Are You Your Own Worst Enemy?

We’re often crueler to ourselves than anyone else is to us

Photo by: mihailomilovanovic via Getty Images Signature

• The Wrong Trust

Do you tend to trust the opinions and ideas of others more than you trust your own? If so, it’s a sign that you’re your own worst enemy. Rather than thinking (or standing up) for yourself, you just nod along. It’s important that you learn to trust your instincts. You shouldn’t fall in line with the opinions of others just because they seem confident or forceful. You have your own thoughts.

• The Wrong Values

Are you someone who places more value on the comfort of others? You don’t want to speak your mind because you’re afraid of alienating others. You hold back from getting things off your chest because you don’t want to upset others. You’re making yourself anxious by valuing others over yourself. You can speak your mind constructively, but it may require practice. However, your inability to do this is setting you up as your own worst enemy.

Photo by Stas Svechnikov on Unsplash

• Unrealistic Demands

Do you place unrealistic demands on yourself? Do you fall flat on your face and wonder why you keep failing? The two are related and your inability to recognize this is holding you back. You don’t need to guilt and shame yourself for failing to meet impossible standards. Go easy on yourself.

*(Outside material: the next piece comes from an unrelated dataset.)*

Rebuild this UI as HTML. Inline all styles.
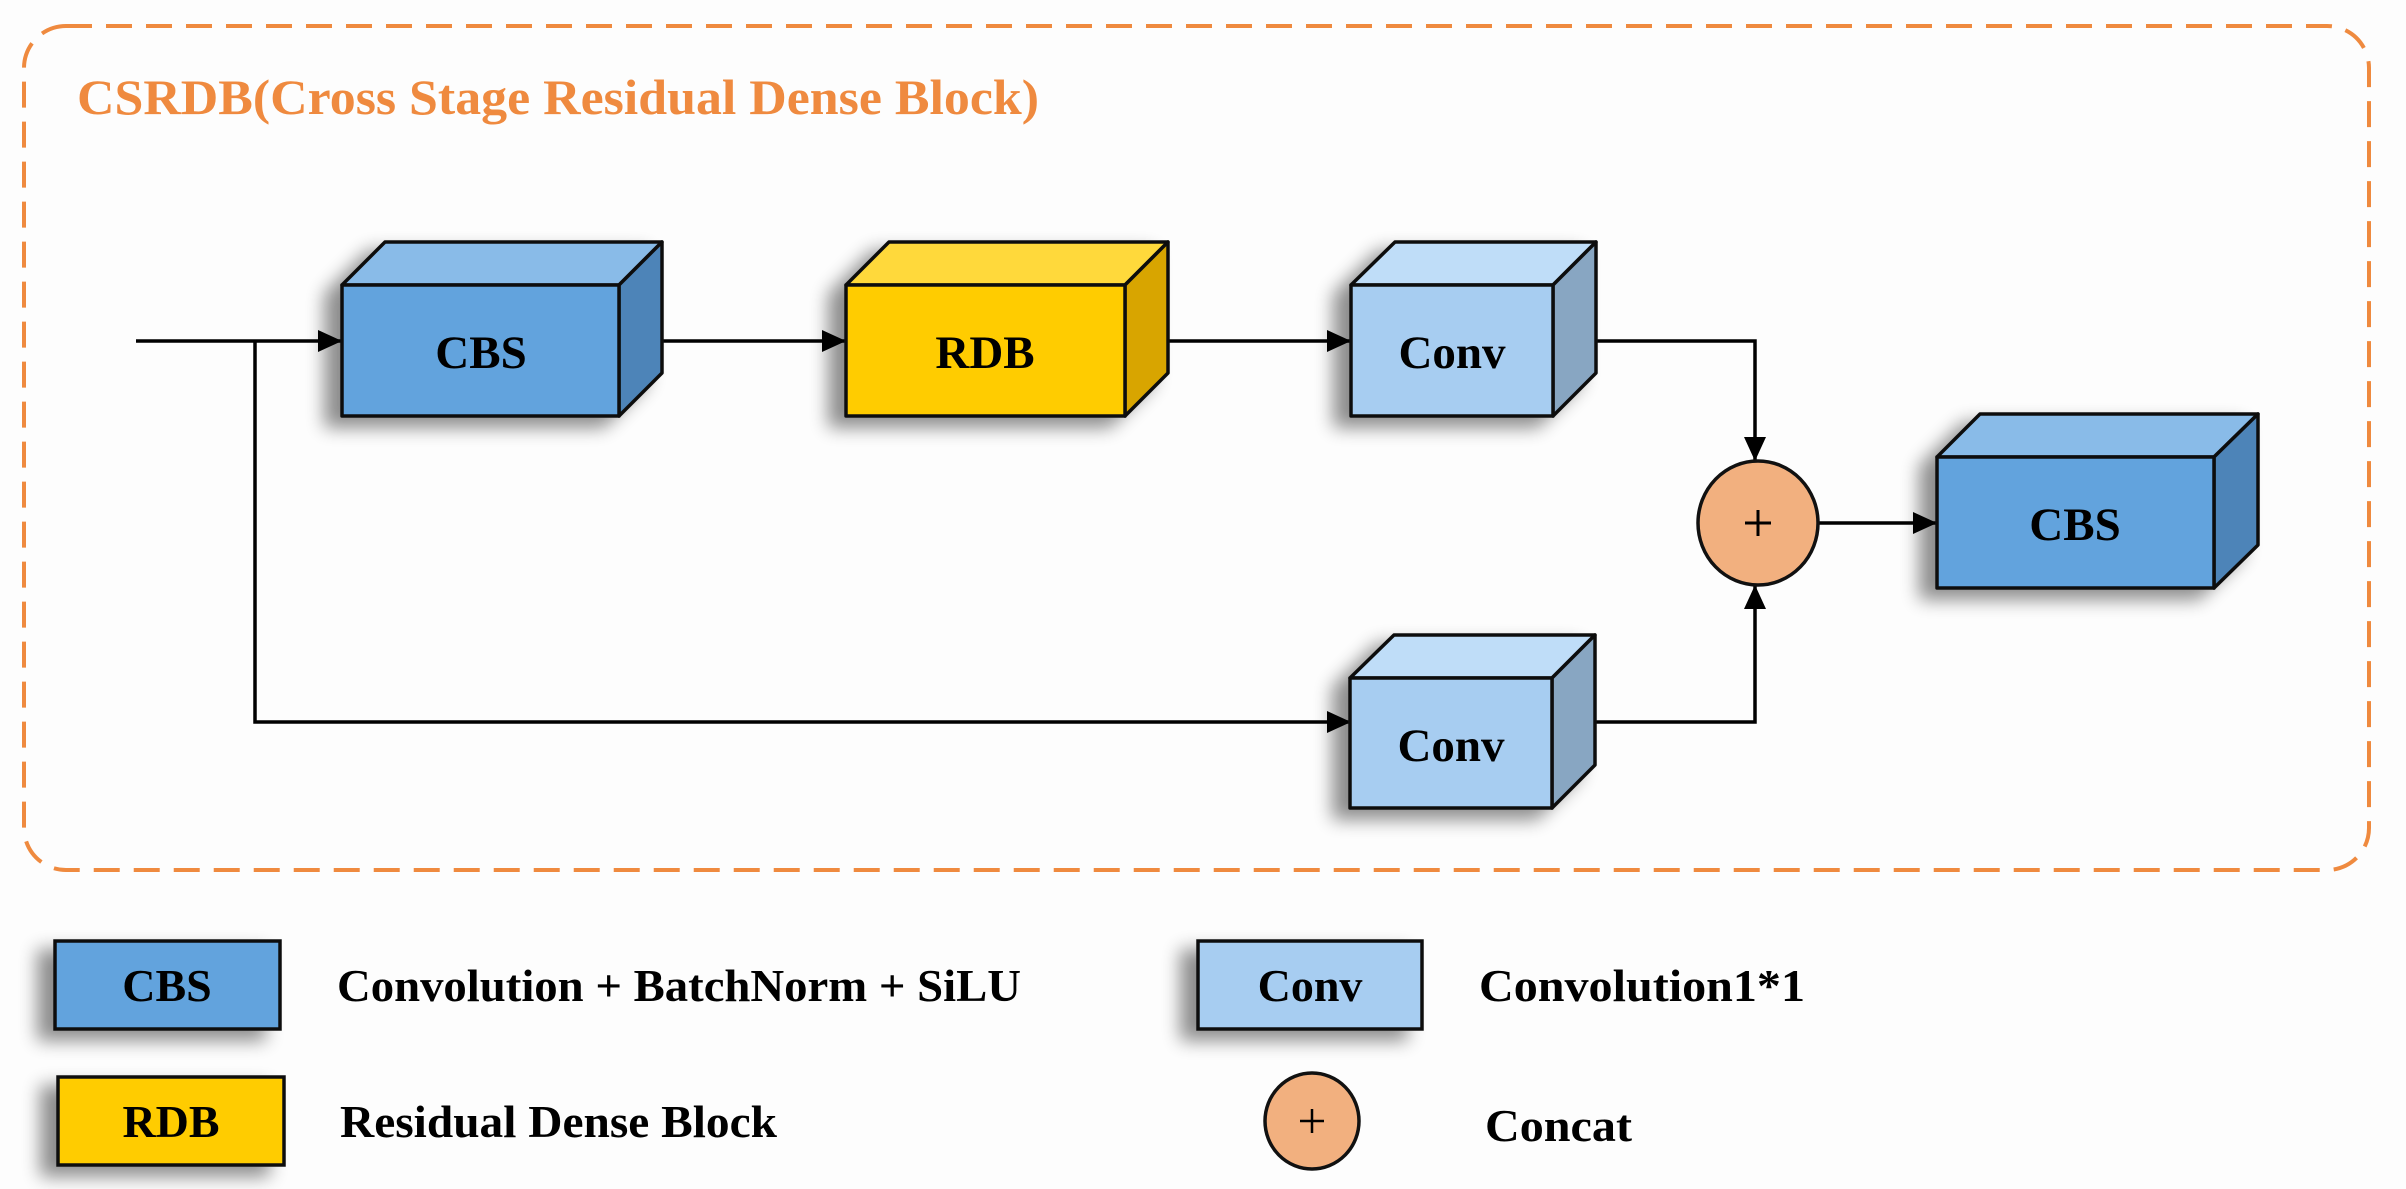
<!DOCTYPE html>
<html><head><meta charset="utf-8"><style>
html,body{margin:0;padding:0;background:#fdfdfd;}
svg{display:block;}
text{font-family:"Liberation Serif",serif;font-weight:bold;}
</style></head><body>
<svg width="2406" height="1189" viewBox="0 0 2406 1189" xmlns="http://www.w3.org/2000/svg">
<defs>
<filter id="sh" x="-30%" y="-30%" width="160%" height="170%">
<feGaussianBlur in="SourceAlpha" stdDeviation="9"/>
<feOffset dx="-16" dy="10" result="b"/>
<feComponentTransfer><feFuncA type="linear" slope="0.45"/></feComponentTransfer>
<feMerge><feMergeNode/><feMergeNode in="SourceGraphic"/></feMerge>
</filter>
<marker id="ar" markerWidth="24" markerHeight="22" refX="23" refY="11" orient="auto" markerUnits="userSpaceOnUse" viewBox="0 0 24 22">
<path d="M0,0 L24,11 L0,22 z" fill="#000"/>
</marker>
</defs>
<rect x="0" y="0" width="2406" height="1189" fill="#fdfdfd"/>
<rect x="24" y="26" width="2345" height="844" rx="42" ry="42" fill="none" stroke="#ef8a3f" stroke-width="4" stroke-dasharray="26,14"/>
<text x="77" y="114" font-size="50" fill="#ef8a3f" textLength="962" lengthAdjust="spacingAndGlyphs">CSRDB(Cross Stage Residual Dense Block)</text>

<!-- connectors -->
<g stroke="#000" stroke-width="3.5" fill="none">
<line x1="136" y1="341" x2="341" y2="341" marker-end="url(#ar)"/>
<polyline points="255,341 255,722 1350,722" marker-end="url(#ar)"/>
<line x1="641" y1="341" x2="845" y2="341" marker-end="url(#ar)"/>
<line x1="1145" y1="341" x2="1350" y2="341" marker-end="url(#ar)"/>
<polyline points="1575,341 1755,341 1755,460" marker-end="url(#ar)"/>
<polyline points="1575,722 1755,722 1755,586" marker-end="url(#ar)"/>
<line x1="1817" y1="523" x2="1936" y2="523" marker-end="url(#ar)"/>
</g>

<!-- 3D boxes -->
<g stroke="#111" stroke-width="3.5" stroke-linejoin="round">
<g filter="url(#sh)">
<polygon points="342,285 385,242 662,242 619,285" fill="#89bbe8"/>
<polygon points="619,285 662,242 662,373 619,416" fill="#4e84b8"/>
<rect x="342" y="285" width="277" height="131" fill="#62a3dd"/>
</g>
<g filter="url(#sh)">
<polygon points="846,285 889,242 1168,242 1125,285" fill="#ffd93a"/>
<polygon points="1125,285 1168,242 1168,373 1125,416" fill="#d8a500"/>
<rect x="846" y="285" width="279" height="131" fill="#ffcc05"/>
</g>
<g filter="url(#sh)">
<polygon points="1351,285 1395,242 1596,242 1553,285" fill="#bfddf8"/>
<polygon points="1553,285 1596,242 1596,373 1553,416" fill="#88a6c2"/>
<rect x="1351" y="285" width="202" height="131" fill="#a7cdf1"/>
</g>
<g filter="url(#sh)">
<polygon points="1350,678 1394,635 1595,635 1552,678" fill="#bfddf8"/>
<polygon points="1552,678 1595,635 1595,765 1552,808" fill="#88a6c2"/>
<rect x="1350" y="678" width="202" height="130" fill="#a7cdf1"/>
</g>
<g filter="url(#sh)">
<polygon points="1937,457 1980,414 2258,414 2214,457" fill="#89bbe8"/>
<polygon points="2214,457 2258,414 2258,545 2214,588" fill="#4e84b8"/>
<rect x="1937" y="457" width="277" height="131" fill="#62a3dd"/>
</g>
<ellipse cx="1758" cy="523" rx="60" ry="62" fill="#f2b07f"/>
</g>
<g stroke="#000" stroke-width="3">
<line x1="1758" y1="510" x2="1758" y2="536"/><line x1="1745" y1="523" x2="1771" y2="523"/>
</g>

<g font-size="47" fill="#000" text-anchor="middle">
<text x="481" y="368">CBS</text>
<text x="985" y="368">RDB</text>
<text x="1452" y="368">Conv</text>
<text x="1451" y="761">Conv</text>
<text x="2075" y="540">CBS</text>
</g>

<!-- legend -->
<g stroke="#111" stroke-width="3.5">
<rect x="55" y="941" width="225" height="88" fill="#62a3dd" filter="url(#sh)"/>
<rect x="58" y="1077" width="226" height="88" fill="#ffcc05" filter="url(#sh)"/>
<rect x="1198" y="941" width="224" height="88" fill="#a7cdf1" filter="url(#sh)"/>
<ellipse cx="1312" cy="1121" rx="47" ry="48" fill="#f2b07f"/>
</g>
<g stroke="#000" stroke-width="2.5">
<line x1="1312" y1="1109" x2="1312" y2="1133"/><line x1="1300" y1="1121" x2="1324" y2="1121"/>
</g>
<g font-size="46" fill="#000">
<text x="167" y="1001" text-anchor="middle">CBS</text>
<text x="171" y="1137" text-anchor="middle">RDB</text>
<text x="1310" y="1001" text-anchor="middle">Conv</text>
<text x="337" y="1001" textLength="684" lengthAdjust="spacingAndGlyphs">Convolution + BatchNorm + SiLU</text>
<text x="1479" y="1001" textLength="326" lengthAdjust="spacingAndGlyphs">Convolution1*1</text>
<text x="340" y="1137" textLength="437" lengthAdjust="spacingAndGlyphs">Residual Dense Block</text>
<text x="1485" y="1141" textLength="147" lengthAdjust="spacingAndGlyphs">Concat</text>
</g>
</svg>
</body></html>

• Identifying With Your Thoughts

Do you identify with your own thoughts and feelings? Do you fall into the trap of buying into the role(s) you are expected to play in the lives of others? You identify with these temporary things and you overlook the core of who you are as a person. You can’t identify with a feeling, they’re temporary. You can’t identify with how others view you. Whom do you believe you are?

• Waiting for a Savior

Are you waiting for someone else to swoop in and save you? This often manifests in endless complaints with no clear want or desire to make a positive change. Why find a solution when you can loudly suffer and draw attention to your victimhood? It might not be your fault per-say, but it is your problem. Only you have the power to make the necessary changes to take control of a situation.

• No Acceptance

Do you try to police yourself into doing, acting and being better? Do you tell yourself this is a positive thing to do and it’s only about improving yourself? While there is nothing wrong with progress, it’s equally as important to accept yourself as you are. That doesn’t mean that you’re giving up on growth. Policing yourself will only create fear and while your intention may be different, the manifestation is inherently negative.

• Self-Sabotage

Sometimes we self-sabotage ourselves because the opposite forces us to focus on something we’re neglecting. For example, you have an opportunity that will lead to a larger salary. You refuse it because having more money means you can afford to go out and do things. The truth of the matter, though, is that you’ve lost touch with your closest friends, you’re socially awkward, and you will be forced to face up to your loneliness. This is an extreme example, but we are all guilty of self-sabotage to varying degrees. We think nothing of holding ourselves back in one area of life because we’re too scared to address an area being neglected.